═════ Extracted entries ═════

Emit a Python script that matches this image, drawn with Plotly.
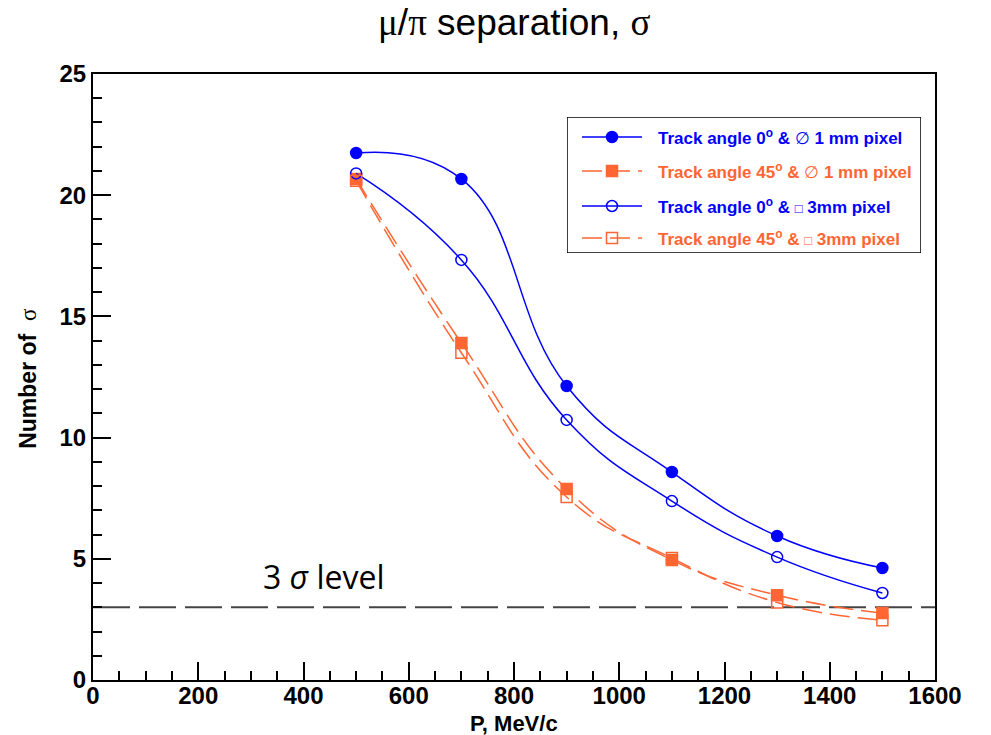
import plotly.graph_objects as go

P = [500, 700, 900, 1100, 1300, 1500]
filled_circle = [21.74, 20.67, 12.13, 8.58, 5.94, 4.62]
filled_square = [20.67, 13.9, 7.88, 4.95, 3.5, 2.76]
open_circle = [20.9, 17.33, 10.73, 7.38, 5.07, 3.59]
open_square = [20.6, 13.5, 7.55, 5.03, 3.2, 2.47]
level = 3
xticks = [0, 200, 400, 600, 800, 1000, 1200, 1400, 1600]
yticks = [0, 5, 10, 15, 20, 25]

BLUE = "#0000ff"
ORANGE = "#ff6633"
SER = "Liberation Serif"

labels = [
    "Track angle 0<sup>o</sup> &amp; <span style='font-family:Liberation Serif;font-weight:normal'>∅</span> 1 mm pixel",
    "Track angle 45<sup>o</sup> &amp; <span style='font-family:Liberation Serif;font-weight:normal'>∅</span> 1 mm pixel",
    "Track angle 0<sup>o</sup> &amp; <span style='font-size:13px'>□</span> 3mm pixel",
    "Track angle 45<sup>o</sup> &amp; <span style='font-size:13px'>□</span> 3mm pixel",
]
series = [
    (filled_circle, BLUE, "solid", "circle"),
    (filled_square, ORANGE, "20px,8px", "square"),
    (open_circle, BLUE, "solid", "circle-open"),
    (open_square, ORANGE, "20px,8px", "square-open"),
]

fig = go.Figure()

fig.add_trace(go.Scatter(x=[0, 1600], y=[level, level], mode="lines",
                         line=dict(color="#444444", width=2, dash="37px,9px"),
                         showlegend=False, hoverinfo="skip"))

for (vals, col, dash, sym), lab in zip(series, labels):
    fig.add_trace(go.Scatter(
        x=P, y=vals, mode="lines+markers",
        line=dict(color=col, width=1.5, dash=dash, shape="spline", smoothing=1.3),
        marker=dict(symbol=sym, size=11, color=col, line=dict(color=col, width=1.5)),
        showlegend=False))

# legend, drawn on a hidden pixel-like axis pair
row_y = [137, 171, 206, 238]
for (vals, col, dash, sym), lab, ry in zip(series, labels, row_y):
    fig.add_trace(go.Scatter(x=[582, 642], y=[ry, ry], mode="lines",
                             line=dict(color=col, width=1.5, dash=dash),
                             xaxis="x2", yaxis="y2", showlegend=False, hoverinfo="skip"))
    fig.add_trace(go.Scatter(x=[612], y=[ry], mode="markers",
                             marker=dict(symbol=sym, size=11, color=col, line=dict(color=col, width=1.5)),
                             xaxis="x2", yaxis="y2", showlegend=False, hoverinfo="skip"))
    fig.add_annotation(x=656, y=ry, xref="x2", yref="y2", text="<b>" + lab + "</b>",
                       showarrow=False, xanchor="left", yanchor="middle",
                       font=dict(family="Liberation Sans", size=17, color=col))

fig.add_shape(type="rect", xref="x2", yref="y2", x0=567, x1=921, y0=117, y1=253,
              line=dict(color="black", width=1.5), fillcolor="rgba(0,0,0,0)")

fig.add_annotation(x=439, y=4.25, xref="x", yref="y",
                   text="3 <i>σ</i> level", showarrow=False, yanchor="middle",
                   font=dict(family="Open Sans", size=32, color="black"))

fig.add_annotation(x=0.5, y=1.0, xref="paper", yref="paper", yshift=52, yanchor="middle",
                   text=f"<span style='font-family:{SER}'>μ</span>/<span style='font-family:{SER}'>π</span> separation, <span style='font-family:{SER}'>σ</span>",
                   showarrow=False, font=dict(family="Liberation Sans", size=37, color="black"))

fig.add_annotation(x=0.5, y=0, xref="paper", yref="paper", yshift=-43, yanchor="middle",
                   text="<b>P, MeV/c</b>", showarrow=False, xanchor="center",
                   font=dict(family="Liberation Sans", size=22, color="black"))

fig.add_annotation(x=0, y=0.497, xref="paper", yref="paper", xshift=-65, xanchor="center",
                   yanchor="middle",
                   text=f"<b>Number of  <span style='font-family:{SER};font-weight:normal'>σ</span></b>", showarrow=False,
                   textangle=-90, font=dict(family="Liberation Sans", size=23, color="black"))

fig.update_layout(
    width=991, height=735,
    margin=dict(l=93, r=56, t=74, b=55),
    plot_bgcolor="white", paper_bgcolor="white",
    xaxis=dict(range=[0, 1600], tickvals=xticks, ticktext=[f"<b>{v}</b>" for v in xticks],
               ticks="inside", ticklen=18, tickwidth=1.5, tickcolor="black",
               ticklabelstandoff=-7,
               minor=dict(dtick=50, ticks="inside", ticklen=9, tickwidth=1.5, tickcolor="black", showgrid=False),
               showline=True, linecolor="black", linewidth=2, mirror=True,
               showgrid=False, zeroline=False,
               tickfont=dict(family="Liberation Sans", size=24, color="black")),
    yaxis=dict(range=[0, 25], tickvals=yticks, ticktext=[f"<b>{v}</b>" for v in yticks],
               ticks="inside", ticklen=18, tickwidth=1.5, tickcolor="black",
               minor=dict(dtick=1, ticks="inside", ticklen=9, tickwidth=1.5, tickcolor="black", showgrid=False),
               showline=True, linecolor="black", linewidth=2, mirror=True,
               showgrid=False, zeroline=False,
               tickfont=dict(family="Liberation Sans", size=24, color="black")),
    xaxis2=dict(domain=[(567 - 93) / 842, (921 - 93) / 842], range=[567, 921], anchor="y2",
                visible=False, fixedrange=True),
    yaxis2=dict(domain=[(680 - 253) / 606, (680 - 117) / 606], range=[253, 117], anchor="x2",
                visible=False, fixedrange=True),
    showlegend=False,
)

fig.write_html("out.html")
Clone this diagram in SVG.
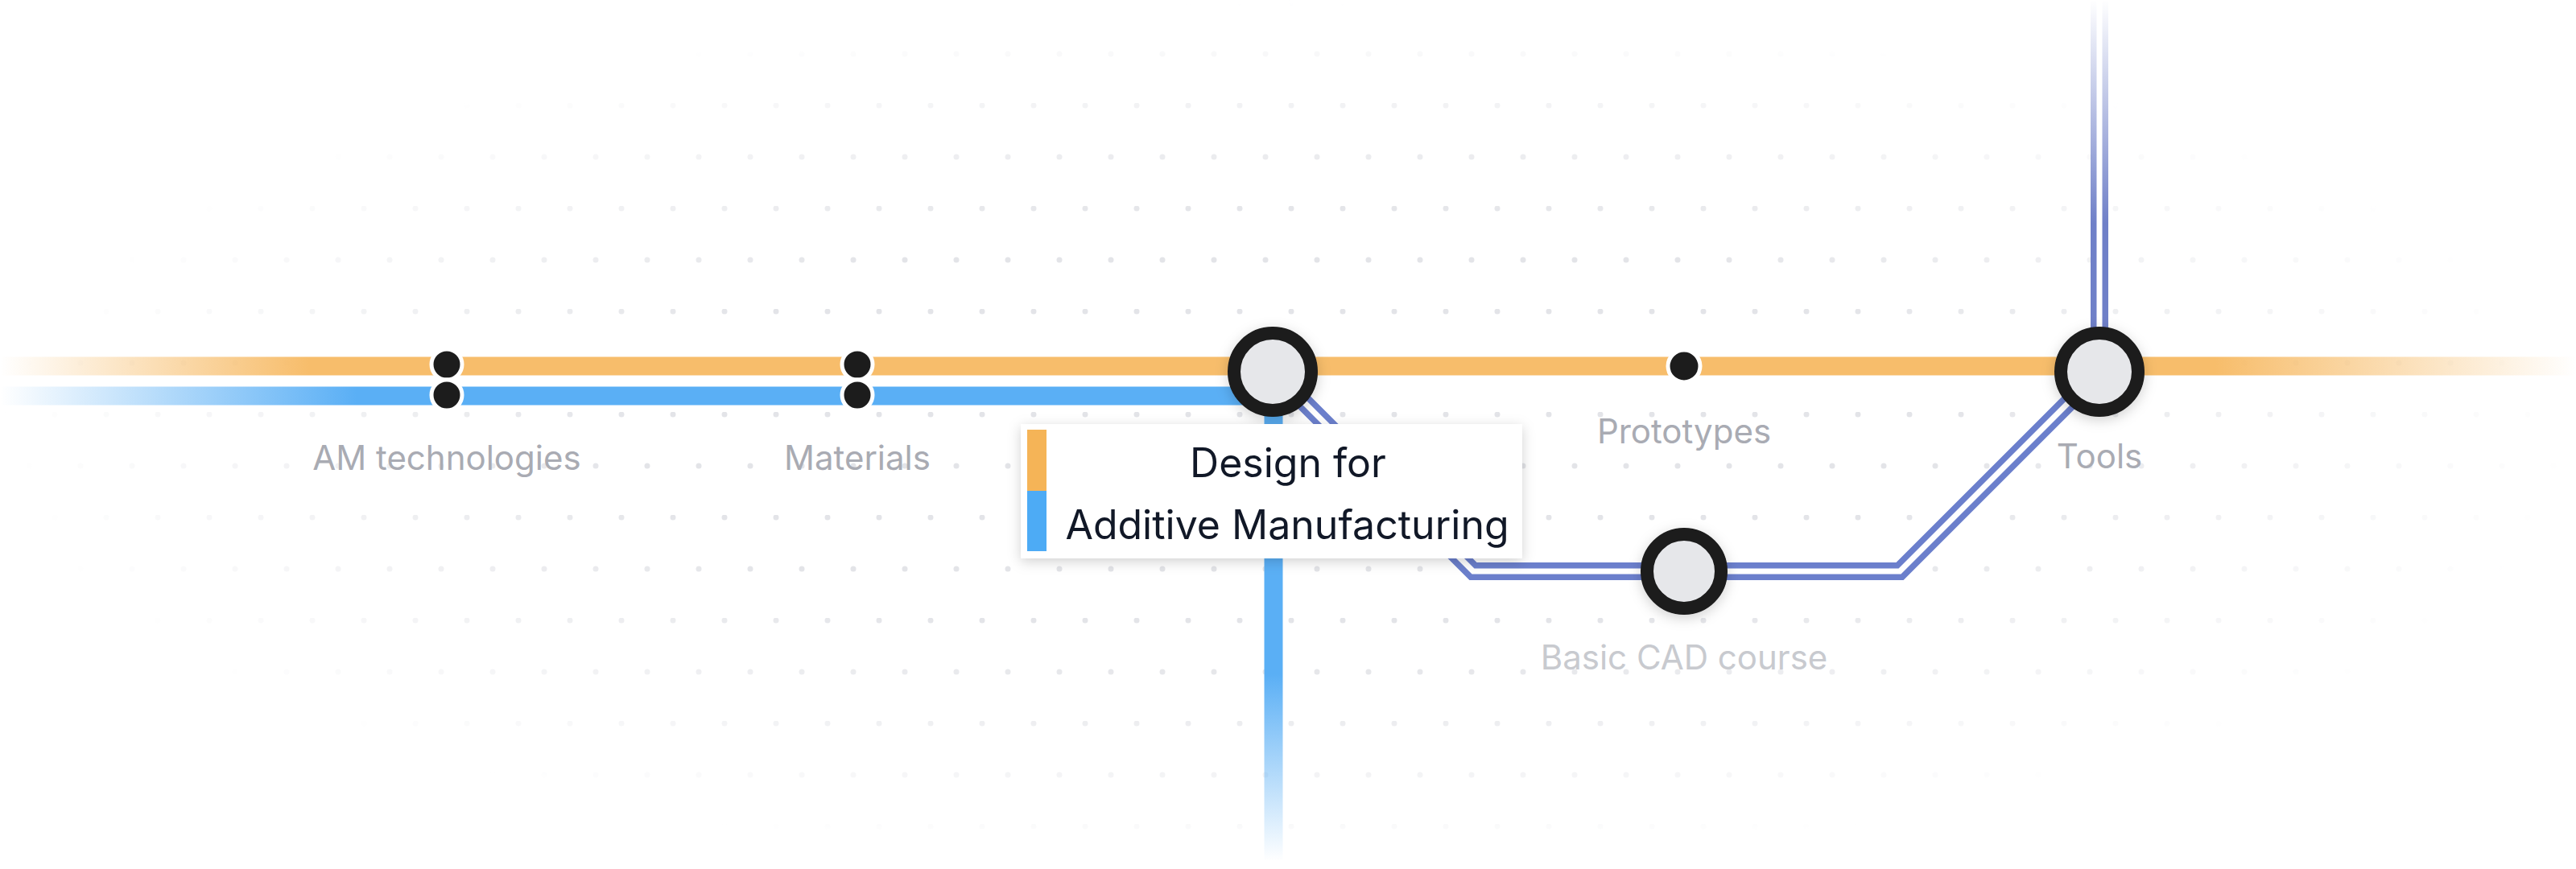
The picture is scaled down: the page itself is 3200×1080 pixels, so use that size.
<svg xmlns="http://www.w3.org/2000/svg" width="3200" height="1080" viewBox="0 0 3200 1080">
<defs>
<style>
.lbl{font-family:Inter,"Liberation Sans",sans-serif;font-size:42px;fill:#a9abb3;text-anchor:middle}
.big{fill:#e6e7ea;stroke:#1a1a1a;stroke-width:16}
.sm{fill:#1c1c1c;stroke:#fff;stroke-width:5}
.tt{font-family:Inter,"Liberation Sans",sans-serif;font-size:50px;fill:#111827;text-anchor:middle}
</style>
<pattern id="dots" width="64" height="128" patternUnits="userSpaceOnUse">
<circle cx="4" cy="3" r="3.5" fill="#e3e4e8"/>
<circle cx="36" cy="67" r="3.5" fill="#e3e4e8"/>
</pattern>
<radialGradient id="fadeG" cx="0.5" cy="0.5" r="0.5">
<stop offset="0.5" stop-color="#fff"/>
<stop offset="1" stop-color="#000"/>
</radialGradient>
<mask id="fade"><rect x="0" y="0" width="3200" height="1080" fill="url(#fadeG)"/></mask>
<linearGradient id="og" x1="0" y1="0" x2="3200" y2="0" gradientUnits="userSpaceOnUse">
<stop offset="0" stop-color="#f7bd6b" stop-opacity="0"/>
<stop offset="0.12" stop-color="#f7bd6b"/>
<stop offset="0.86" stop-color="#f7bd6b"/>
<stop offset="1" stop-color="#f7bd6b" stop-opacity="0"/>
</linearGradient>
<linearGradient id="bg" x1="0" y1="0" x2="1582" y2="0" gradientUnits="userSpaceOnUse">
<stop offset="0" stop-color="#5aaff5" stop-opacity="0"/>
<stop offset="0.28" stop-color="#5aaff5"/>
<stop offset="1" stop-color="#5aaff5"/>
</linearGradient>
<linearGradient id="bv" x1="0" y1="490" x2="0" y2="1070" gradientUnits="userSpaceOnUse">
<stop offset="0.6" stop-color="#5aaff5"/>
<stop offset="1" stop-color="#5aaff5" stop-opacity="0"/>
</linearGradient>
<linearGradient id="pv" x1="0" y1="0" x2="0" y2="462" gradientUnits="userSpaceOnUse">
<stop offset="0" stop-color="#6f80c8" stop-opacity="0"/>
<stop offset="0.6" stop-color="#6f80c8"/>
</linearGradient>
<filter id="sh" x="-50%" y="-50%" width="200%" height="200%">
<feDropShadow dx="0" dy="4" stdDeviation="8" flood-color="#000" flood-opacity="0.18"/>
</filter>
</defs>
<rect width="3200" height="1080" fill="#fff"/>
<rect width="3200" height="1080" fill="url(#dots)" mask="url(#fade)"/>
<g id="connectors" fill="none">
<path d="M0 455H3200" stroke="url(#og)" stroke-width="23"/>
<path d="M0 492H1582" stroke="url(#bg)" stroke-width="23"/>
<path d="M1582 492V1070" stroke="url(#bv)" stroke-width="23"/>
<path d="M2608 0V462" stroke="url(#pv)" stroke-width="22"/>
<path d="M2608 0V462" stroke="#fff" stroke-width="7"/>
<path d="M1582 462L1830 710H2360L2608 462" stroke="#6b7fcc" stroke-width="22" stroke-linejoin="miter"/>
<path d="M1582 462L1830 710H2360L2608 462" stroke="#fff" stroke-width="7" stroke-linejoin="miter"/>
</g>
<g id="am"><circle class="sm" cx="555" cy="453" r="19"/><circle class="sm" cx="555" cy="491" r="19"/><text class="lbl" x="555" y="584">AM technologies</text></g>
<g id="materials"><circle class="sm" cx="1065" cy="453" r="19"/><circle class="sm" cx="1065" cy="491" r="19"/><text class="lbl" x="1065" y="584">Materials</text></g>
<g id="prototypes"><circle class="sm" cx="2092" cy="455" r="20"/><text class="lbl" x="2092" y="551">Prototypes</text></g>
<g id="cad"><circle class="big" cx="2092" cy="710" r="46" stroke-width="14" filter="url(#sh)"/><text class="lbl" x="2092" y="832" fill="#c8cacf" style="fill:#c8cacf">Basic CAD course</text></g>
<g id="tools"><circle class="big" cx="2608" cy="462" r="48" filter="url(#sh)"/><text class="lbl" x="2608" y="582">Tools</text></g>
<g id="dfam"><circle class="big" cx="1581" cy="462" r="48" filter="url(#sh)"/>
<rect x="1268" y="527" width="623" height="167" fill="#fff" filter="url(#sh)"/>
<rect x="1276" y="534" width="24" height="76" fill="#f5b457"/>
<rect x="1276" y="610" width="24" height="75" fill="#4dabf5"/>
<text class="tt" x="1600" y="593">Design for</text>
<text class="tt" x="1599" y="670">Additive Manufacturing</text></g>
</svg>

═════

◆ Problem
Transcribe, from the records above, the first line and every line after it up to and including the line with "showlegend=False))"; omit pictures.

◆ Solution to this task
Emit a Python script that matches this image, drawn with Plotly.
import plotly.graph_objects as go

P = [500, 700, 900, 1100, 1300, 1500]
filled_circle = [21.74, 20.67, 12.13, 8.58, 5.94, 4.62]
filled_square = [20.67, 13.9, 7.88, 4.95, 3.5, 2.76]
open_circle = [20.9, 17.33, 10.73, 7.38, 5.07, 3.59]
open_square = [20.6, 13.5, 7.55, 5.03, 3.2, 2.47]
level = 3
xticks = [0, 200, 400, 600, 800, 1000, 1200, 1400, 1600]
yticks = [0, 5, 10, 15, 20, 25]

BLUE = "#0000ff"
ORANGE = "#ff6633"
SER = "Liberation Serif"

labels = [
    "Track angle 0<sup>o</sup> &amp; <span style='font-family:Liberation Serif;font-weight:normal'>∅</span> 1 mm pixel",
    "Track angle 45<sup>o</sup> &amp; <span style='font-family:Liberation Serif;font-weight:normal'>∅</span> 1 mm pixel",
    "Track angle 0<sup>o</sup> &amp; <span style='font-size:13px'>□</span> 3mm pixel",
    "Track angle 45<sup>o</sup> &amp; <span style='font-size:13px'>□</span> 3mm pixel",
]
series = [
    (filled_circle, BLUE, "solid", "circle"),
    (filled_square, ORANGE, "20px,8px", "square"),
    (open_circle, BLUE, "solid", "circle-open"),
    (open_square, ORANGE, "20px,8px", "square-open"),
]

fig = go.Figure()

fig.add_trace(go.Scatter(x=[0, 1600], y=[level, level], mode="lines",
                         line=dict(color="#444444", width=2, dash="37px,9px"),
                         showlegend=False, hoverinfo="skip"))

for (vals, col, dash, sym), lab in zip(series, labels):
    fig.add_trace(go.Scatter(
        x=P, y=vals, mode="lines+markers",
        line=dict(color=col, width=1.5, dash=dash, shape="spline", smoothing=1.3),
        marker=dict(symbol=sym, size=11, color=col, line=dict(color=col, width=1.5)),
        showlegend=False))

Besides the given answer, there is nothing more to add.